Когда гений терпит поражение. Взлет и падение компании Long-Term Capital Management

Когда гений терпит поражение. Взлет и падение компании Long-Term Capital Management

В середине 1990-х финансовая компания Long-Term Capital Management была богатейшей в Америке — она ворочала миллиардами. Ее основатели были одаренными математиками, создавшими безупречные программы по определению финансовых рисков, двое из них были удостоены Нобелевской премии. Вчерашние преподаватели математики доказали всем, что если умный человек может обеспечить себя всем необходимым, то гений способен заработать целое состояние

Блеск и величие LTCM

Меривезер и Salomon Brothers

Эта история началась в 1980-х годах, когда молодой трейдер, талантливый математик и большой любитель азартных игр 32-летний Джон Меривезер создал в инвестиционном банке Salomon Brothers группу по арбитражной торговле облигациями.

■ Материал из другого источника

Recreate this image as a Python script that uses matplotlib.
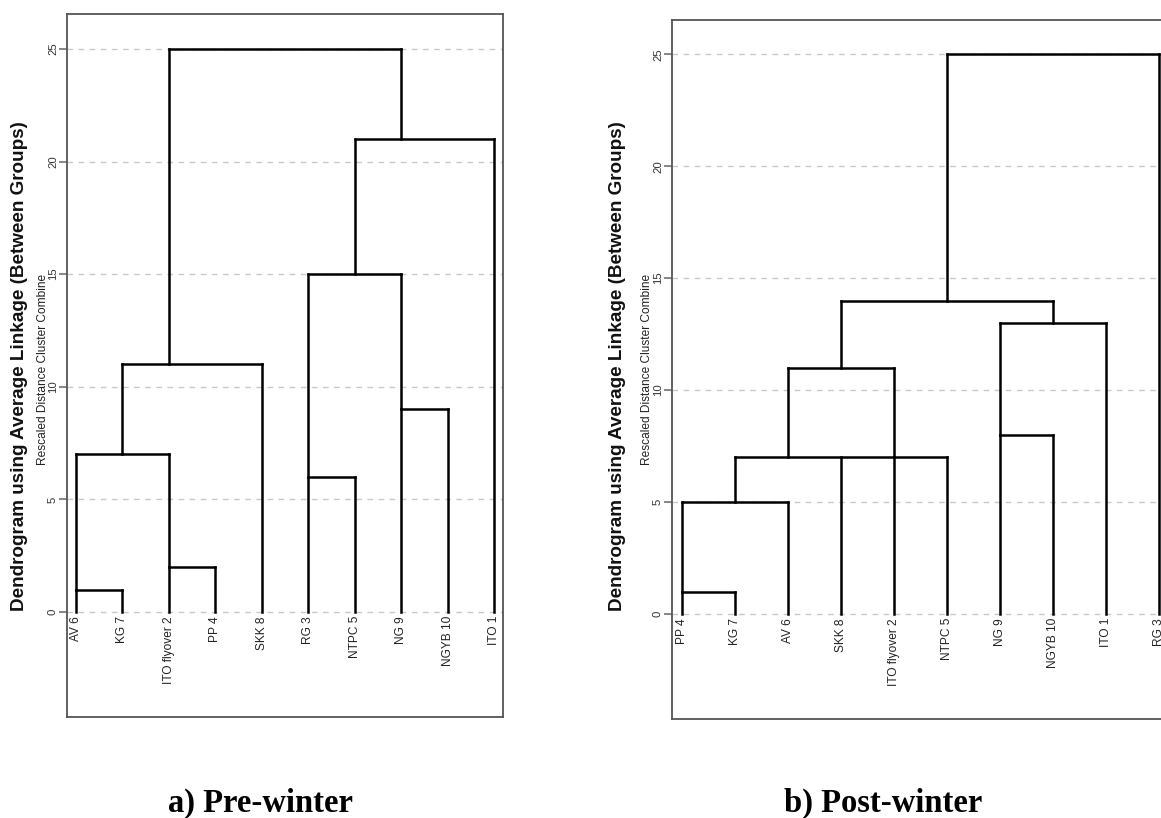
import matplotlib
matplotlib.use("Agg")
import matplotlib.pyplot as plt

# ---- cluster data (SPSS average-linkage, rescaled distance 0-25) ----
leaves_pre = ["AV 6", "KG 7", "ITO flyover 2", "PP 4", "SKK 8",
              "RG 3", "NTPC 5", "NG 9", "NGYB 10", "ITO 1"]
# each merge: (member a, member b, rescaled distance); ints refer to earlier merges
merges_pre = [
    ("AV 6", "KG 7", 1),
    ("ITO flyover 2", "PP 4", 2),
    ("RG 3", "NTPC 5", 6),
    (0, 1, 7),
    ("NG 9", "NGYB 10", 9),
    (3, "SKK 8", 11),
    (2, 4, 15),
    (6, "ITO 1", 21),
    (5, 7, 25),
]

leaves_post = ["PP 4", "KG 7", "AV 6", "SKK 8", "ITO flyover 2",
               "NTPC 5", "NG 9", "NGYB 10", "ITO 1", "RG 3"]
merges_post = [
    ("PP 4", "KG 7", 1),
    (0, "AV 6", 5),
    (1, "SKK 8", 7),
    ("ITO flyover 2", "NTPC 5", 7),
    ("NG 9", "NGYB 10", 8),
    (2, 3, 11),
    (4, "ITO 1", 13),
    (5, 6, 14),
    (7, "RG 3", 25),
]

y_ticks = [0, 5, 10, 15, 20, 25]
y_title = "Dendrogram using Average Linkage (Between Groups)"
y_sub = "Rescaled Distance Cluster Combine"
captions = ["a) Pre-winter", "b) Post-winter"]

SANS = ["Liberation Sans", "DejaVu Sans"]
SERIF = ["Liberation Serif", "DejaVu Serif"]


def draw_dendrogram(ax, leaves, merges):
    pos = {name: i for i, name in enumerate(leaves)}
    nodes = []          # (anchor x, height) for each merge
    bars = []           # horizontal bars (x0, x1, height)

    def node(ref):
        if isinstance(ref, str):
            return pos[ref], 0.0
        return nodes[ref]

    for a, b, h in merges:
        xa, ha = node(a)
        xb, hb = node(b)
        x0, x1 = min(xa, xb), max(xa, xb)
        ax.plot([xa, xa], [ha, h], color="black", lw=1.8, solid_capstyle="projecting", zorder=3)
        ax.plot([xb, xb], [hb, h], color="black", lw=1.8, solid_capstyle="projecting", zorder=3)
        bars.append([x0, x1, h])
        # the joined cluster rises from the (character-grid) middle of the bar
        nodes.append(((x0 + x1) // 2, h))

    # bars at the same level in neighbouring slots print as one line
    bars.sort(key=lambda b: (b[2], b[0]))
    joined = []
    for b in bars:
        if joined and joined[-1][2] == b[2] and b[0] - joined[-1][1] <= 1:
            joined[-1][1] = max(joined[-1][1], b[1])
        else:
            joined.append(list(b))
    for x0, x1, h in joined:
        ax.plot([x0, x1], [h, h], color="black", lw=1.8, solid_capstyle="projecting", zorder=3)

    for i, name in enumerate(leaves):
        ax.text(i, -0.18, name, rotation=90, ha="center", va="top",
                fontsize=8.6, family=SANS, color="#222222")


fig = plt.figure(figsize=(11.61, 8.18), dpi=100)

panels = [
    # rect, xlim, ylim, leaves, merges, title x, sub x, caption x
    ([67 / 1161, 101 / 818, 436 / 1161, 703 / 818], (-0.194, 9.194), (-4.66, 26.55),
     leaves_pre, merges_pre, 20, 43, 260),
    ([672 / 1161, 99 / 818, 497 / 1161, 699 / 818], (-0.19, 9.19), (-4.69, 26.53),
     leaves_post, merges_post, 617, 647, 883),
]

for k, (rect, xl, yl, leaves, merges, tx, sx, cx) in enumerate(panels):
    ax = fig.add_axes(rect)
    ax.set_xlim(*xl)
    ax.set_ylim(*yl)
    for s in ax.spines.values():
        s.set_color("#555555")
        s.set_linewidth(1.3)
    ax.set_xticks([])
    ax.set_yticks(y_ticks)
    ax.set_yticklabels([str(t) for t in y_ticks], rotation=90, va="center",
                       fontsize=8.2, family=SANS, color="#333333")
    ax.tick_params(axis="y", length=6, width=1.1, color="#666666", pad=0.5)
    for t in y_ticks:
        ax.axhline(t, color="#c8c8c8", lw=1.0, ls=(0, (4, 4)), zorder=1)
    draw_dendrogram(ax, leaves, merges)

    fig.text(tx / 1161, 1 - 366 / 818, y_title, rotation=90, ha="center", va="center",
             fontsize=13.6, fontweight="bold", family=SANS, color="#111111")
    fig.text(sx / 1161, 1 - 369 / 818, y_sub, rotation=90, ha="center", va="center",
             fontsize=8.6, family=SANS, color="#222222")
    fig.text(cx / 1161, 1 - 812 / 818, captions[k], ha="center", va="baseline",
             fontsize=23.5, fontweight="bold", family=SERIF, color="black")

fig.savefig("out.png", dpi=100)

То было время, когда торговля облигациями превращалась в непредсказуемую игру, и эта игра отлично подходила людям с хорошим математическим образованием: ведь стоимость облигаций — критерий, который в значительной мере поддается вычислению.

Меривезеру в Salomon Brothers были доверены операции с облигациями государственных ведомств. Вскоре Нью-Йорк накрыл экономический кризис, и спреды по облигациям разных компаний увеличились. Меривезер, однако, расценил случившееся как временные трудности, сбой рынка и скупил все доступные ему облигации. Это был неожиданный, но верный ход: вскоре спреды сократились, а Меривезер стал миллионером и получил от Salomon карт-бланш на подобные финансовые операции.

В 1980-е экономика компьютеризируется. Трейдерам больше не нужно то и дело заглядывать в толстые учетные книги в поисках нужной цифры: машины владеют всей информацией и считают в разы быстрее. Члены новой команды Меривезера были ярыми фанатами компьютеров. Они загрузили в машины сведения о всех доступных ценах на облигации, проследили их соотношения и создали модель поведения цен на облигации. Это была игра ума в чистом виде, но в этом месте и в это время она, как оказалось, могла принести большие деньги.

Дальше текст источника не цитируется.